Sądzę, że wojna zacznie się znów za trzy lub cztery lata. Istnieje moim zdaniem możliwość, że Rosja potrzebuje pauzy, podczas której zwiększy swoją produkcję czołgów i uzbrojenia, by iść znów na wojnę, za dwa lub trzy lata, przeciwko Europie
- ocenił ekspert.
Jak zauważył, prognozy wywiadu niemieckiego mówią o gotowości Rosji do ataku na kraje NATO do 2030 roku, ale on sam uważa, że nastąpi to szybciej.
Vedrine prognozuje, że w razie rozejmu USA będą nadal dostarczać broń Ukrainie, ale będą wymagać tego samego od Europy. Pytany o możliwe gwarancje bezpieczeństwa dla Kijowa ocenił, że "jedyną gwarancją bezpieczeństwa, na której Ukraina może polegać jest broń i jeszcze więcej broni".
Kijów straci swoje terytoria
Francuski ekspert podkreślił, że zawarcie układu czy rozejmu, w którym Ukraina straci terytoria, będzie tylko przerwą. Europa również będzie musiała wykorzystać tę pauzę po to, by wzmocnić swoje uzbrojenie i przemysł zbrojeniowy.
Będziemy musieli wysłać maksimum broni na Ukrainę, do krajów bałtyckich, do Polski, by chronić naszych granic
- powiedział Vedrine.
Jeśli wykorzystamy tę pauzę także dla siebie (...), to nie będzie to zły scenariusz, ponieważ pewnego dnia system putinowski się załamie. Jeśli chcemy, by się załamał, to musimy być bardzo silni (...). Europa musi ostatecznie wziąć swój los we własne ręce. Jesteśmy w stanie to zrobić
- dodał ekspert.
Jego zdaniem Ukraina wie jak walczyć z rosyjską armią.
Ukraina wie, jak walczyć z armią rosyjską. Możemy się wiele nauczyć od Ukrainy, by stawić czoła Rosji. Mam nadzieję – ponieważ popieram opozycję rosyjską i jestem gaullistą – że pewnego dnia system Putina upadnie.
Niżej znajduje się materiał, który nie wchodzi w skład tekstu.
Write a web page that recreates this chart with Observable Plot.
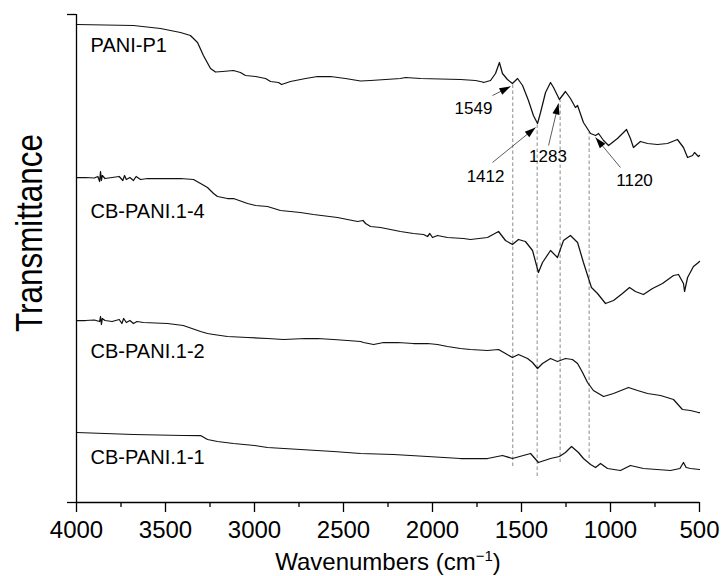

Ale w tym celu musimy zwyciężyć. Tylko zwycięstwo, militarne, może uratować Europę i zniszczyć system Putina. Polska jest dla Europy bardzo ważna. Byłem w Polsce kilka razy i jestem gotów powrócić, by ją popierać, bo Polska będzie na linii frontu
- powiedział Vedrine.
Jak dodał, podczas przewodnictwa Polski w UE, rozpoczynającego się w styczniu 2025 roku, głównym celem powinno być naleganie, by w razie rozejmu w wojnie czy układu pokojowego dostarczyć Ukrainie uzbrojenie.